Being on the Road ! in Hatena

タイトルは沢木耕太郎「深夜特急」トルコ編の「禅とは,途上にあること」という台詞から.

三度目の殺人

是枝裕和=監督、2017年日本
福山雅治役所広司広瀬すず斉藤由貴吉田鋼太郎満島真之介市川実日子
是枝裕和監督作品コンプリート計画進行中。
人を信じるということは、どういうことなのだろうか。弁護士・重森(福山)が真実に向き合おうと本気になるが、殺人容疑者の三隅(役所)に翻弄され、大変難しい弁護となる・・・・そこに被害者の娘(広瀬)の意外な証言が加わって、さてどうなる??

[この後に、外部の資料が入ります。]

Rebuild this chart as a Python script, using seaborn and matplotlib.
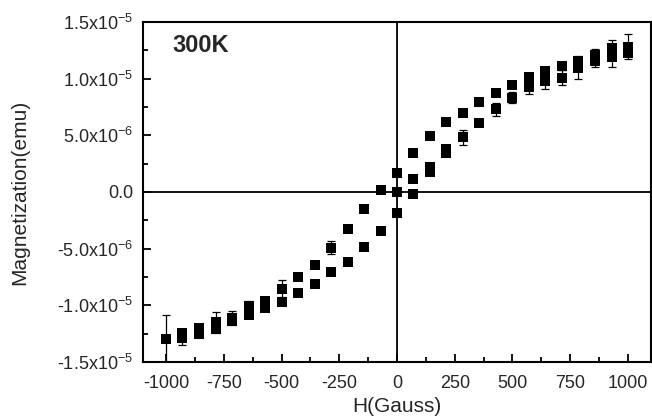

結局真相は藪の中。というか、真相は分かっているかもしれないけど、三隅の語る言葉は虚言っぽくもあり、その割にはめっちゃくちゃリアル。人間の一筋縄ではいかぬ奥深さが濃厚に詰まっていて、私の息も詰まりそうだった。
裁判って深い。結局、誰が誰をさばいているのか?誰に何を向き合わせようとしているのか?勝つための戦術やスキルがあるのは分かる。しかし、結局真実とは別だとしたら、その真実とは?

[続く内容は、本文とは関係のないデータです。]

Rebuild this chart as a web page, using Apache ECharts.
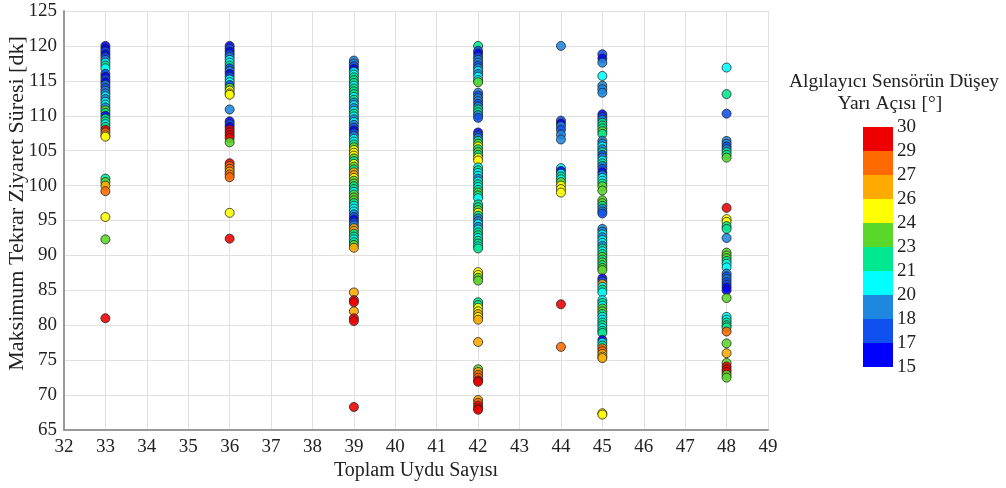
<!DOCTYPE html>
<html>
<head>
  <meta charset="utf-8">
  <title>Toplam Uydu Sayısı</title>
  <script src="https://cdn.jsdelivr.net/npm/echarts@6/dist/echarts.min.js"></script>
  <style>
    body { margin: 0; padding: 0; background: #fff; }
    #main { width: 1006px; height: 488px; }
  </style>
</head>
<body>
<div id="main"></div>
<script>
  // [y, angle] pairs per satellite count
  var col33 = [[120, 16], [119.6, 16], [119.2, 17.5], [118.8, 16], [118.4, 17.5], [118, 19], [117.6, 20.5], [117.2, 22], [116.8, 20.5],
    [116, 17.5], [115.6, 16], [115.2, 17.5], [114.8, 16], [114.4, 19], [114, 17.5], [113.6, 19], [113.2, 19], [112.8, 20.5],
    [112.4, 19], [112, 20.5], [111.6, 20.5], [111.2, 19], [110.8, 23.5], [110.4, 22], [110, 16], [109.6, 22], [109.2, 22],
    [108.8, 20.5], [108.4, 22], [108, 29.5], [107.6, 28], [107.2, 25], [107, 25],
    [101, 22], [100.5, 23.5], [100, 26.5], [99.2, 28], [95.5, 25], [92.3, 23.5], [81, 29.5]];
  var col36 = [[120, 16], [119.6, 17.5], [119.2, 16], [118.8, 17.5], [118.4, 19], [118, 20.5], [117.6, 20.5], [117.2, 22],
    [116.8, 17.5], [116.4, 19], [116, 16], [115.6, 17.5], [115.2, 20.5], [114.8, 20.5], [114.4, 17.5], [114, 23.5],
    [113.6, 25], [113.2, 25], [113, 25], [110.9, 19], [109.2, 16], [108.8, 17], [108.4, 16], [108, 29.5], [107.6, 29.5],
    [107.2, 29.5], [106.8, 29.5], [106.2, 23.5], [103.2, 29.5], [102.8, 28], [102.4, 28], [102, 26.5], [101.6, 28],
    [101.2, 28], [96.1, 25], [92.4, 29.5]];
  var col39 = [[117.9, 19], [117.5, 18], [117.1, 17.5], [116.7, 16], [116.3, 20.5], [115.9, 20.5], [115.5, 22], [115.1, 22],
    [114.7, 22], [114.3, 20.5], [113.9, 22], [113.5, 22], [113.1, 22], [112.7, 20.5], [112.3, 22], [111.9, 19], [111.5, 20.5],
    [111.1, 19], [110.7, 20.5], [110.3, 22], [109.9, 20.5], [109.5, 19], [109.1, 20.5], [108.7, 19], [108.3, 17.5], [107.9, 16],
    [107.5, 17.5], [107.1, 19], [106.7, 20.5], [106.3, 20.5], [105.9, 22], [105.5, 23.5], [105.1, 25], [104.7, 25], [104.3, 25],
    [103.9, 23.5], [103.5, 22], [103.1, 25], [102.7, 23.5], [102.3, 22], [101.9, 26.5], [101.5, 26.5], [101.1, 25], [100.7, 23.5],
    [100.3, 23.5], [99.9, 22], [99.5, 22], [99.1, 20.5], [98.7, 23.5], [98.3, 23.5], [97.9, 23.5], [97.5, 22], [97.1, 20.5],
    [96.7, 20.5], [96.3, 20.5], [95.9, 19], [95.5, 17.5], [95.1, 16], [94.7, 17.5], [94.3, 19], [93.9, 26.5], [93.5, 26.5],
    [93.1, 22], [92.7, 22], [92.3, 20.5], [91.9, 22], [91.5, 23.5], [91.1, 26.5],
    [84.7, 26.5], [83.6, 29.5], [83.3, 29.5], [82, 26.5], [81, 29.5], [80.6, 29.5], [68.3, 29.5]];
  var col42 = [[120, 22], [119.3, 17.5], [118.9, 16], [118.4, 17.5], [118, 18.5], [117.6, 19], [117.2, 17.5], [116.8, 19],
    [116.4, 20.5], [116, 19], [115.6, 20.5], [115.1, 20.5], [114.8, 23.5],
    [113.3, 19], [112.9, 17.5], [112.5, 18.5], [112.1, 19], [111.7, 17.5], [111.3, 19], [110.9, 22], [110.5, 22], [110.1, 19], [109.7, 17.5],
    [107.6, 16], [107.2, 17.5], [106.8, 19], [106.4, 22], [106, 23.5], [105.6, 25], [105.2, 22], [104.8, 23.5], [104.4, 22], [104, 25], [103.6, 25],
    [102.6, 20.5], [102.2, 22], [101.8, 20.5], [101.4, 20.5], [101, 19], [100.6, 20.5], [100.2, 22], [99.8, 20.5], [99.4, 22],
    [99, 23.5], [98.6, 22], [98.2, 20.5],
    [97.3, 22], [96.9, 22], [96.5, 23.5], [96.1, 25], [95.7, 22], [95.3, 19], [94.9, 19], [94.5, 20.5], [94.1, 19], [93.7, 20.5],
    [93.3, 22], [92.9, 22], [92.5, 20.5], [92.1, 22], [91.7, 22], [91.3, 20.5], [91, 22],
    [87.6, 25], [87.2, 25], [86.8, 23.5], [86.4, 23.5],
    [83.3, 22], [82.9, 22], [82.5, 25], [82, 25], [81.6, 26.5], [81.2, 25], [80.8, 26.5],
    [77.6, 26.5],
    [73.7, 23.5], [73.3, 26.5], [72.9, 28], [72.5, 28], [72.1, 29.5], [71.9, 29.5],
    [69.3, 26.5], [68.9, 28], [68.5, 29.5], [68.1, 29.5], [67.9, 29.5]];
  var col44 = [[120, 19], [109.3, 17.5], [108.9, 16.5], [108.5, 18.5], [108, 17.5], [107.3, 19], [106.6, 19],
    [102.5, 20.5], [102.1, 16], [101.7, 20.5], [101.3, 22], [100.9, 20.5], [100.5, 23.5], [100, 25], [99.5, 25], [99, 25],
    [83, 29.5], [76.9, 28]];
  var col45 = [[118.8, 17.5], [118.2, 16.5], [117.6, 18.5], [115.7, 20.5], [114.3, 19], [113.8, 19], [113.3, 19.5],
    [110.2, 16], [109.8, 17.5], [109.4, 19], [109, 21.5], [108.6, 22], [108.2, 22], [107.8, 23.5], [107.4, 22],
    [106.4, 19], [106, 19.5], [105.6, 20.5], [105.2, 19], [104.8, 22], [104.4, 17.5], [104, 19], [103.6, 20.5], [103.2, 22],
    [102.8, 19], [102.4, 17.5], [101.9, 16.5], [101.5, 19], [101.1, 20.5], [100.7, 20.5], [100.3, 22], [99.9, 23.5], [99.3, 23.5],
    [97.9, 23.5], [97.5, 23.5], [97.1, 22], [96.7, 19], [96.3, 19], [96, 17.5],
    [93.8, 19], [93.4, 19], [93, 20.5], [92.6, 19], [92.2, 20.5], [91.8, 20.5], [91.4, 19], [91, 22], [90.6, 20.5], [90.2, 22],
    [89.8, 23.5], [89.4, 22], [89, 23.5], [88.6, 22], [88.2, 23.5], [87.9, 23.5],
    [86.7, 16], [86.3, 17.5], [85.9, 26.5], [85.5, 20.5], [85.1, 22], [84.7, 20.5],
    [83.6, 20.5], [83.2, 22], [82.8, 20.5], [82.4, 23.5], [82, 23.5], [81.6, 22], [81.2, 20.5], [80.8, 20.5], [80.4, 22],
    [80, 22], [79.6, 20.5], [79.2, 22], [78.9, 22],
    [77.9, 16], [77.5, 20.5], [77.1, 22], [76.7, 28], [76.3, 28], [75.9, 26.5], [75.5, 25], [75.3, 26.5],
    [67.4, 25], [67.2, 25]];
  var col48 = [[116.9, 20.5], [113.1, 22], [110.3, 17.5],
    [106.4, 18.5], [106, 19], [105.6, 17.5], [105.2, 19], [104.8, 22], [104.4, 22], [104, 23.5],
    [96.8, 29.5], [95.2, 25], [94.8, 25], [94.2, 22], [93.8, 22], [92.5, 19],
    [90.4, 23.5], [90, 23.5], [89.6, 23.5], [89.2, 22], [88.8, 20.5], [88.3, 20.5],
    [87.4, 19], [87, 17.5], [86.6, 19], [86.2, 17.5], [85.8, 17.5], [85.4, 16.5], [85, 16.5],
    [83.9, 23.5], [81.2, 20.5], [80.8, 20.5], [80.4, 22], [80, 22], [79.7, 22], [79.1, 28],
    [77.4, 23.5], [76, 26.5],
    [74.6, 23.5], [74.1, 29.5], [73.7, 29.5], [73.3, 29.5], [72.9, 23.5], [72.5, 23.5]];

  var satCounts = [33, 36, 39, 42, 44, 45, 48];
  var columns = [col33, col36, col39, col42, col44, col45, col48];

  // colour scale (bottom to top)
  var bounds = [15, 17, 18, 20, 21, 23, 24, 26, 27, 29, 30];
  var binColors = ['#0000ff', '#1050f0', '#1e88e0', '#00ffff', '#00e890', '#5ad82a', '#ffff00', '#ffaa00', '#ff6a00', '#ee0000'];

  var points = [];
  for (var i = 0; i < columns.length; i++) {
    for (var j = 0; j < columns[i].length; j++) {
      points.push([satCounts[i], columns[i][j][0], columns[i][j][1]]);
    }
  }

  var pieces = [];
  for (var k = 0; k < binColors.length; k++) {
    var p = { gte: bounds[k], color: binColors[k] };
    if (k === binColors.length - 1) p.lte = bounds[k + 1]; else p.lt = bounds[k + 1];
    pieces.push(p);
  }

  var serif = '"Liberation Serif", "DejaVu Serif", serif';
  var barTop = 127, barH = 24;
  var graphics = [
    { type: 'text', x: 894, y: 82, style: { text: 'Algılayıcı Sensörün Düşey', font: '19.5px ' + serif, fill: '#222', align: 'center', verticalAlign: 'middle' } },
    { type: 'text', x: 890, y: 104, style: { text: 'Yarı Açısı [°]', font: '19.5px ' + serif, fill: '#222', align: 'center', verticalAlign: 'middle' } }
  ];
  for (var b = 0; b < bounds.length; b++) {
    graphics.push({
      type: 'text', x: 897, y: barTop + b * barH,
      style: { text: String(bounds[bounds.length - 1 - b]), font: '19px ' + serif, fill: '#222', verticalAlign: 'middle' }
    });
  }

  var chart = echarts.init(document.getElementById('main'));
  chart.setOption({
    animation: false,
    backgroundColor: '#fff',
    grid: { left: 64, right: 238, top: 11, bottom: 58, outerBoundsMode: 'none', containLabel: false },
    xAxis: {
      type: 'value', min: 32, max: 49, interval: 1,
      name: 'Toplam Uydu Sayısı', nameLocation: 'middle', nameGap: 31, nameMoveOverlap: false,
      nameTextStyle: { fontFamily: serif, fontSize: 20, color: '#222' },
      axisLine: { lineStyle: { color: '#999', width: 2 } },
      axisTick: { show: false },
      axisLabel: { fontFamily: serif, fontSize: 19, color: '#222', margin: 8 },
      splitLine: { show: true, lineStyle: { color: '#e0e0e0' } }
    },
    yAxis: {
      type: 'value', min: 65, max: 125, interval: 5,
      name: 'Maksimum Tekrar Ziyaret Süresi [dk]', nameLocation: 'middle', nameGap: 36, nameMoveOverlap: false,
      nameTextStyle: { fontFamily: serif, fontSize: 22, color: '#222', padding: [0, 0, 0, 34] },
      axisLine: { show: true, lineStyle: { color: '#999', width: 2 } },
      axisTick: { show: false },
      axisLabel: { fontFamily: serif, fontSize: 19, color: '#222', margin: 7 },
      splitLine: { show: true, lineStyle: { color: '#e0e0e0' } }
    },
    visualMap: {
      type: 'piecewise', dimension: 2, pieces: pieces,
      orient: 'vertical', left: 863, top: barTop,
      itemWidth: 30, itemHeight: barH, itemGap: 0, itemSymbol: 'rect',
      showLabel: false, hoverLink: false, selectedMode: false, padding: 0
    },
    graphic: graphics,
    series: [{
      type: 'scatter',
      symbolSize: 9,
      data: points,
      itemStyle: { borderColor: '#222', borderWidth: 0.9, opacity: 0.88 }
    }]
  });
</script>
</body>
</html>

量刑の考え方について、「怨恨があれば、殺意を抱くのはやむなし」なので叙情酌量の余地あり。しかし、「強盗は、単に金欲しさ、身勝手だ」となる。同じ殺人なのに・・・ってところ、なるほどと思った。
そして、社会が犯罪者を作りだしている部分もある。特に炭鉱労働者はそうだったと。この言葉と妙に重なる、リアルな留萌の風景。
ということでこれも、先日の「新聞記者」と同様、続きがめっちゃ気になる作品。良かった。